Reporting with Natasha Korecki and Abdon M. Pallasch
Even as the defense dives into the government's allegations and gets away from Thursday's biographical testimony, Rod Blagojevich continues to give defense lawyer Aaron Goldstein rambling answers at times.
He's managed to bring up Motorola while testifying about the Racetrack Bill.
"They had a new phone they were gonna come out with that was secret," Blagojevich said.
He later starts answering one of Goldstein's questions, then stops.
"Strike that," Blagojevich says, then pauses. "Can I say strike that? Strike that."
He throws in legal language, and a new word, in a later statement.
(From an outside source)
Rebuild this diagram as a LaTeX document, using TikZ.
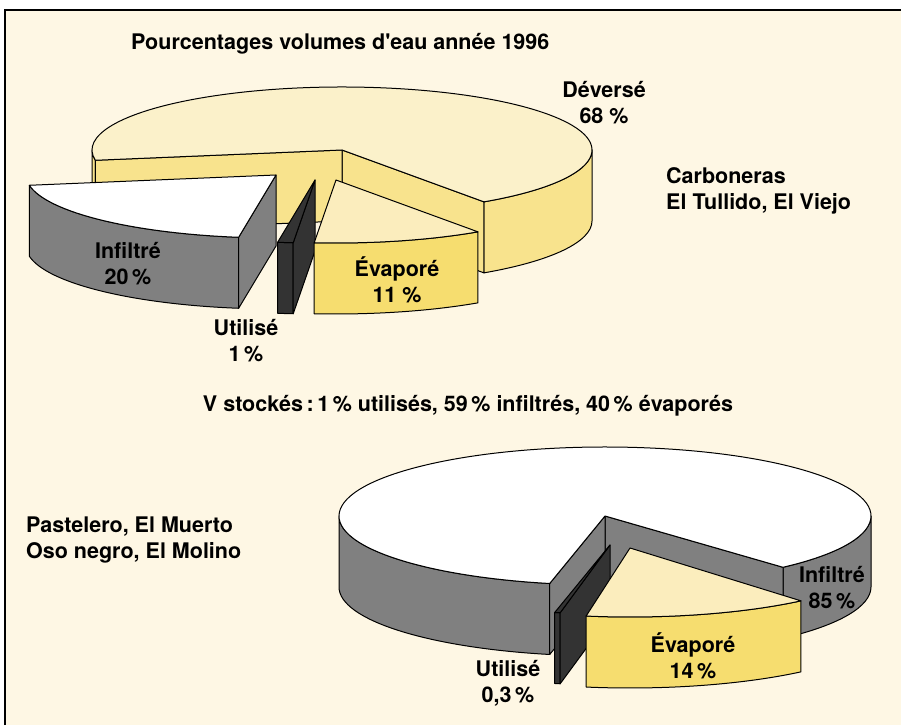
\documentclass[tikz,border=0pt]{standalone}
\usepackage{fontspec}
\setmainfont{TeX Gyre Heros}[Ligatures=TeXOff]

\definecolor{paper}{HTML}{FEF7E4}
\definecolor{devtopc}{HTML}{FBF1CA}
\definecolor{devsidec}{HTML}{F8E38D}
\definecolor{evtopc}{HTML}{FBEDBD}
\definecolor{evfrontc}{HTML}{F6DD6F}
\definecolor{infsidec}{HTML}{808080}
\definecolor{utilc}{HTML}{333333}

\begin{document}
\begin{tikzpicture}[x=1pt,y=1pt,
  outline/.style={draw=black,line width=1pt,line join=round},
  devtop/.style={outline,fill=devtopc},
  devside/.style={outline,fill=devsidec},
  evtop/.style={outline,fill=evtopc},
  evfront/.style={outline,fill=evfrontc},
  inftop/.style={outline,fill=white},
  infside/.style={outline,fill=infsidec},
  utilface/.style={outline,fill=utilc},
  upie/.style={x radius=250,y radius=63},
  lpie/.style={x radius=266,y radius=69},
  lbl/.style={font=\bfseries\fontsize{21.5}{26}\selectfont,inner sep=0pt}]
\useasboundingbox (0,0) rectangle (901,725);
\fill[paper] (5,0) rectangle (901,715);
\draw[line width=2pt] (5,0) -- (5,715) -- (901,715);

\coordinate (carb) at (342,575);
\coordinate (carbinf) at (276,550);
\coordinate (carbuti) at (315,545);
\coordinate (carbeva) at (336,545);
\coordinate (past) at (605,209);
\coordinate (pastuti) at (610,180);
\coordinate (pasteva) at (630,177);

% upper pie: deverse
\path[devside] ([shift={(304.6:250 and 63)}]carb) arc[upie,start angle=304.6,end angle=360] -- ++(0,-71) arc[upie,start angle=360,end angle=304.6] -- cycle;
\path[devside] ([shift={(180:250 and 63)}]carb) arc[upie,start angle=180,end angle=189.4] -- ++(0,-71) arc[upie,start angle=189.4,end angle=180] -- cycle;
\path[devside] (carb) -- ++(304.6:250 and 63) -- ++(0,-71) -- ([yshift=-71pt]carb) -- cycle;
\path[devside] (carb) -- ++(189.4:250 and 63) -- ++(0,-71) -- ([yshift=-71pt]carb) -- cycle;
\path[devtop] (carb) -- ++(304.6:250 and 63) arc[upie,start angle=304.6,end angle=549.4] -- cycle;

% upper pie: infiltre
\path[infside] ([shift={(189.4:250 and 63)}]carbinf) arc[upie,start angle=189.4,end angle=261.4] -- ++(0,-71) arc[upie,start angle=261.4,end angle=189.4] -- cycle;
\path[infside] (carbinf) -- ++(261.4:250 and 63) -- ++(0,-71) -- ([yshift=-71pt]carbinf) -- cycle;
\path[inftop] (carbinf) -- ++(189.4:250 and 63) arc[upie,start angle=189.4,end angle=261.4] -- cycle;

% upper pie: utilise
\path[utilface] ([shift={(261.4:250 and 63)}]carbuti) arc[upie,start angle=261.4,end angle=265] -- ++(0,-71) arc[upie,start angle=265,end angle=261.4] -- cycle;
\path[utilface] (carbuti) -- ++(265:250 and 63) -- ++(0,-71) -- ([yshift=-71pt]carbuti) -- cycle;
\path[utilface] (carbuti) -- ++(261.4:250 and 63) arc[upie,start angle=261.4,end angle=265] -- cycle;

% upper pie: evapore
\path[evfront] ([shift={(265:250 and 63)}]carbeva) arc[upie,start angle=265,end angle=304.6] -- ++(0,-71) arc[upie,start angle=304.6,end angle=265] -- cycle;
\path[evtop] (carbeva) -- ++(265:250 and 63) arc[upie,start angle=265,end angle=304.6] -- cycle;

% lower pie: infiltre
\path[infside] ([shift={(312:266 and 69)}]past) arc[lpie,start angle=312,end angle=360] -- ++(0,-71) arc[lpie,start angle=360,end angle=312] -- cycle;
\path[infside] ([shift={(180:266 and 69)}]past) arc[lpie,start angle=180,end angle=258] -- ++(0,-71) arc[lpie,start angle=258,end angle=180] -- cycle;
\path[infside] (past) -- ++(312:266 and 69) -- ++(0,-71) -- ([yshift=-71pt]past) -- cycle;
\path[infside] (past) -- ++(258:266 and 69) -- ++(0,-71) -- ([yshift=-71pt]past) -- cycle;
\path[inftop] (past) -- ++(312:266 and 69) arc[lpie,start angle=312,end angle=618] -- cycle;

% lower pie: utilise
\path[utilface] ([shift={(258:266 and 69)}]pastuti) arc[lpie,start angle=258,end angle=259.2] -- ++(0,-71) arc[lpie,start angle=259.2,end angle=258] -- cycle;
\path[utilface] (pastuti) -- ++(259.2:266 and 69) -- ++(0,-71) -- ([yshift=-71pt]pastuti) -- cycle;
\path[utilface] (pastuti) -- ++(258:266 and 69) arc[lpie,start angle=258,end angle=259.2] -- cycle;

% lower pie: evapore
\path[evfront] ([shift={(260.5:266 and 69)}]pasteva) arc[lpie,start angle=260.5,end angle=310] -- ++(0,-71) arc[lpie,start angle=310,end angle=260.5] -- cycle;
\path[evtop] (pasteva) -- ++(260.5:266 and 69) arc[lpie,start angle=260.5,end angle=310] -- cycle;

\node[lbl,anchor=base west] (title) at (131,675) {Pourcentages volumes d'eau année 1996};
\node[lbl,align=center] (devlbl) at (604,622) {Déversé\\68 \%};
\node[lbl,align=left,anchor=west] (carbo) at (666,534) {Carboneras\\El Tullido, El Viejo};
\node[lbl,align=center] (inflbl) at (128,461) {Infiltré\\20\,\%};
\node[lbl,align=center] (evalbl) at (397,445) {Évaporé\\11 \%};
\node[lbl,align=center] (utilbl) at (246,384) {Utilisé\\1\,\%};
\node[lbl] (stock) at (468,319) {V stockés\,:\,1\,\% utilisés, 59\,\% infiltrés, 40\,\% évaporés};
\node[lbl,align=left,anchor=west] (pastlbl) at (26,185) {Pastelero, El Muerto\\Oso negro, El Molino};
\node[lbl,align=center] (inf85) at (832,137) {Infiltré\\85\,\%};
\node[lbl,align=center] (eva14) at (693,69) {Évaporé\\14\,\%};
\node[lbl,align=center] (uti03) at (508,42) {Utilisé\\0,3\,\%};
\end{tikzpicture}
\end{document}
"This part right here, I think really encapsalizes my state of mind at this time," Blagojevich testified. The defense is allowed to put in much of its evidence only if it shows Blagojevich's state of mind, the judge has ruled.
Meanwhile Blagojevich's wife, Patti, and daughter, Amy, watch from the bench. At a morning break, Patti pulls out a laminated card of her late mother, Margaret Mell, and looks at it with her daughter.
When the defense plays its first tape, featuring him speaking with legal adviser Bill Quinlan, the ex-governor's potty mouth surfaces: "bulls***," Blagojevich tells Quinlan. Patti looks at her daughter and smiles.
Blagojevich said yesterday that Amy told him to "watch your language" while on the stand as he left for court.